Anyway, here’s what I came up with:


Figures recently published by the HSCIC show that for the reporting period Financial 2014/2015, the total Net Ingredient Costs (NIC) for prescribed diabetes drugs was £2,450,628.59, representing 9.90% of overall Net Ingredient Costs. The ISLE OF WIGHT CCG prescribed 136,169 diabetes drugs items, representing 4.17% of all prescribed items. The average net ingredient cost (NIC) was £18.00 per item. This compares to 4.02% of items (9.85% of total NIC) in the Wessex (Q70) region and 4.45% of items (9.98% of total NIC) in England.

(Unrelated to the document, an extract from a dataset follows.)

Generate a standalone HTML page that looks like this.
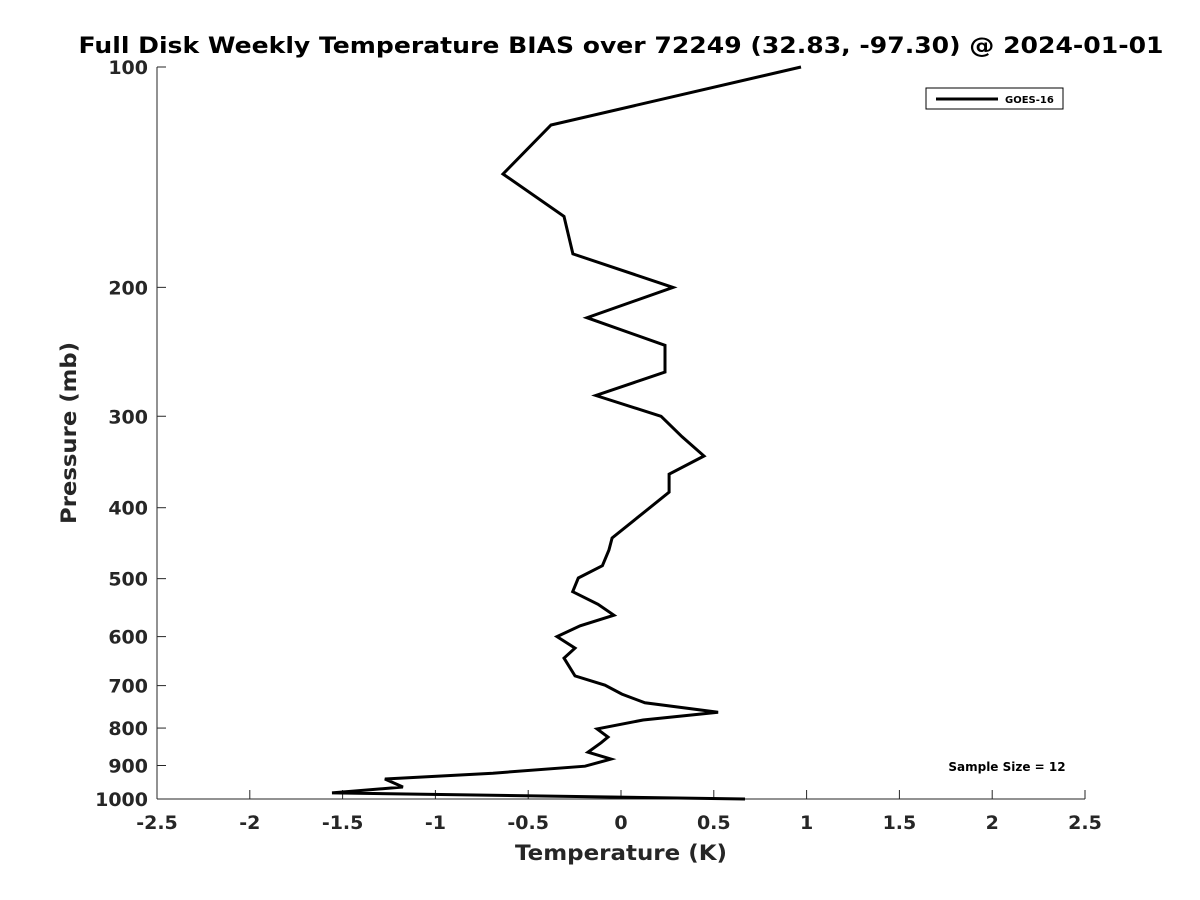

Of the total diabetes drugs prescribed, Insulins accounted for 21,170 items at a total NIC of £1,013,676.82 (£47.88 per item (on average), 0.65% of overall prescriptions, 4.10% of total NIC) and Antidiabetic Drugs accounted for 93,660 items at a total NIC of £825,682.54 (£8.82 per item (on average), 2.87% of overall prescriptions, 3.34% of total NIC).

For the NHS ISLE OF WIGHT CCG, the NIC in 2014/15 per patient on the QOF diabetes register in 2013/14 was £321.53. The QOF prevalence of diabetes, aged 17+, for the NHS ISLE OF WIGHT CCG in 2013/14 was 6.43%. This compares to a prevalence rate of 6.20% in Wessex and 5.70% across England.

All the text generator requires me to do is pass in the name of the CCG and the area code, and it does the rest. You can find the notebook that contains the code here: diabetes prescribing textualiser.